Another in the occasional series on “London Settings for Shakespeare’s Plays” …
Southwark (Henry VI Part II)
Southwark was first recorded as Sudwerca in the “Domesday Book” of 1086. It takes its name from the Old English “suth”, and “weorc”, meaning defensive work or fort, in reference to the Roman defences south of the river. (Note that there is also evidence of pre-Roman here, on Horselydown Eyot). It was also referred to historically as Suthriganaweorc, meaning the defensive work or fort of the men of Surrey. The area was unaffected by the Great Fire of London in 1666, the southward progress of which across the river was halted at a gap in the buildings on London Bridge that formed a natural firebreak. However, it suffered its own Great Fires in 1212 and in 1676. The Great Fire of 1212 reportedly killed thousands of people, many of them trapped on London Bridge.
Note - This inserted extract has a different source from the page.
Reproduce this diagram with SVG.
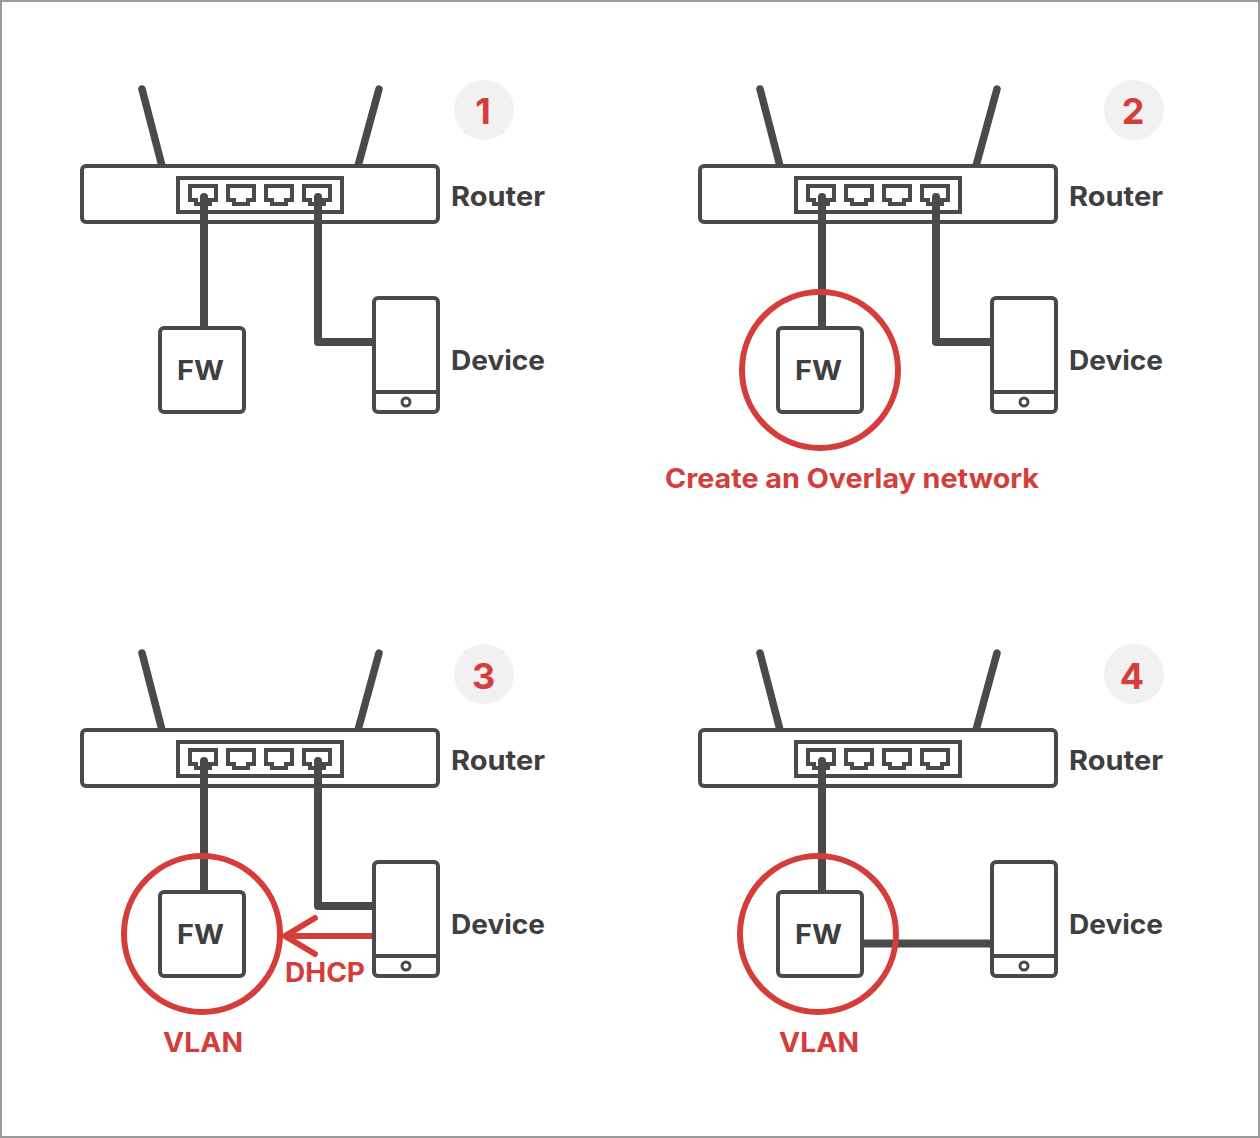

According to a near-contemporary account: “An exceeding great multitude of people passing the Bridge, either to extinguish or quench it, or else to gaze at and behold it, suddenly the north part, by blowing of the south wind, was also set on fire, and the people which were even now passing the Bridge, perceiving the same, would have returned, but were stopped by the fire.” The fire badly damaged the recently-built bridge, leaving it only partially usable for years afterwards, and necessitating a partial rebuild. It also damaged Southwark Cathedral, necessitating a partial rebuild. Some of the masonry used in the rebuilding of the cathedral was salvaged from the fire debris and shows signs of fire damage.
Historically, Southwark was a so-called “liberty”, free of many of the regulations governing life in the City across the river. Over time it became one of the poor places in which it, the rich City, attempted to locate – and forget – some of its more “undesirable” buildings, including prisons (*); industries, including tanning; and activities, including prostitution, gambling, animal-baiting, and the performance of stage plays, all of which attracted large and unruly crowds.
(*) The Borough Compter, Clink, King’s Bench, Horsemonger Lane, first and second Marshalsea, and White Lion.
The surviving part of the wall of the second, nineteenth-century, Marshalsea Prison, where Dickens’s father was incarcerated for debt, forms the northern boundary of the churchyard of St George the Martyr.